The cancellation was a blow to gay men, lesbians and transgender people in Lebanon, who say they face legal and social discrimination despite living in one of the most socially liberal countries in the Arab world.

“Beirut Pride made a lot of people proud of Lebanon,” the organizer, Hadi Damien, said by phone on Wednesday, a day after his release. “And this cancellation made a lot of people sad and disappointed.”

Homosexuality is criminalized across the Arab world, although some countries look the other way as long as it remains private.

Lebanese law stipulates that “any sexual intercourse contrary to the order of nature” is punishable by up to one year in prison, but it does not specify which sexual practices are illegal.

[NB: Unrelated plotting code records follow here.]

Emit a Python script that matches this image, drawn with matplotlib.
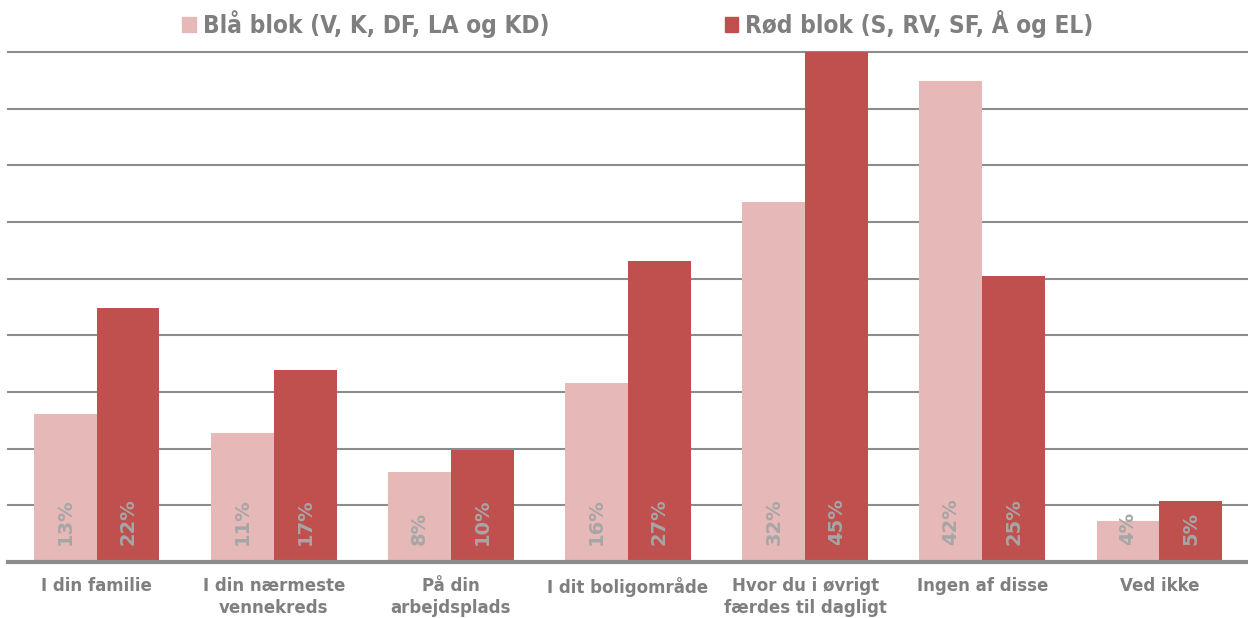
import numpy as np
import matplotlib.pyplot as plt
from matplotlib.patches import Patch

categories = ["I din familie", "I din nærmeste\nvennekreds", "På din\narbejdsplads",
              "I dit boligområde", "Hvor du i øvrigt\nfærdes til dagligt",
              "Ingen af disse", "Ved ikke"]
blaa = [13.1, 11.4, 7.9, 15.8, 31.8, 42.4, 3.6]
roed = [22.4, 16.9, 9.9, 26.6, 45.0, 25.2, 5.4]
series_names = ["Blå blok (V, K, DF, LA og KD)", "Rød blok (S, RV, SF, Å og EL)"]
colors = ["#e6b8b7", "#c0504d"]

plt.rcParams['font.family'] = 'DejaVu Sans'
fig = plt.figure(figsize=(12.48, 6.18), dpi=100)
ax = fig.add_axes([8/1248, 1-562/618, 1-8/1248, (562-52)/618])

x = np.arange(len(categories))
w = 0.355
b1 = ax.bar(x - w/2, blaa, w, color=colors[0], zorder=3)
b2 = ax.bar(x + w/2, roed, w, color=colors[1], zorder=3)

for bars, vals in [(b1, blaa), (b2, roed)]:
    for bar, v in zip(bars, vals):
        ax.text(bar.get_x() + bar.get_width()/2, 1.5, "%d%%" % round(v),
                rotation=90, ha='center', va='bottom', color='#a6a6a6',
                fontsize=14, fontweight='bold', zorder=4)

ax.set_xlim(-0.5, len(categories) - 0.5)
ax.set_ylim(0, 45)
ax.set_yticks(np.arange(5, 46, 5))
ax.yaxis.grid(True, color='#8c8c8c', linewidth=1.5, zorder=0)
for gl in ax.get_ygridlines():
    gl.set_clip_on(False)
ax.tick_params(axis='y', length=0, labelleft=False)
ax.tick_params(axis='x', length=0, pad=11)
ax.set_xticks(x)
ax.set_xticklabels(categories, fontsize=12, fontweight='bold', color='#7f7f7f',
                   linespacing=1.25, va='top')
for s in ['left', 'right', 'top']:
    ax.spines[s].set_visible(False)
ax.spines['bottom'].set_color('#8c8c8c')
ax.spines['bottom'].set_linewidth(3)
ax.spines['bottom'].set_zorder(5)

handles = [Patch(color=c) for c in colors]
leg = fig.legend(handles, series_names, loc='center', bbox_to_anchor=(638/1248, 1-24/618),
                 ncol=2, frameon=False, handlelength=0.55, handleheight=0.55,
                 handletextpad=0.3, columnspacing=7.2,
                 prop={'weight': 'bold', 'size': 17.5, 'stretch': 'condensed'})
for t in leg.get_texts():
    t.set_color('#7f7f7f')

fig.savefig("out.png", dpi=100)
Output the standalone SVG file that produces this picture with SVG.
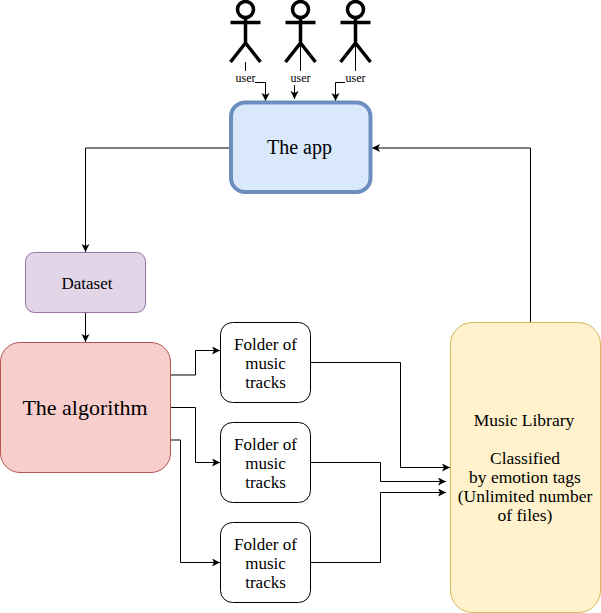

The law is enforced irregularly, so Lebanon has developed into one of the Arab world’s most open and active gay communities. Night-life activities friendly to lesbian, gay, bisexual and transgender people are easy to find, and several organizations provide health and other services. The lead singer of the Lebanese rock band Mashrou’ Leila is one of the region’s most famous openly gay entertainers.

But Lebanon is also home to 18 officially recognized religious sects, many of which oppose homosexuality on religious grounds and have associations that campaign against gay-friendly events.

Beirut Pride was intended to be a nine-day series of events in Beirut, Lebanon’s capital. Among the planned events were a storytelling night, an evening of drag performances, a legal panel and a workshop about sexual health.

The events kicked off on Sunday, but on Monday night, officials with the security services showed up at the public reading of a play and told Mr. Damien to cancel it because he did not have “prior censorship approval,” according to a statement posted on the Beirut Pride website.

Mr. Damien said in a phone interview on Wednesday that he had sought the approval, but had been told it was unnecessary since the play was “not being performed or staged and no tickets were being sold.”

He agreed to stop the reading but was still detained overnight, he said.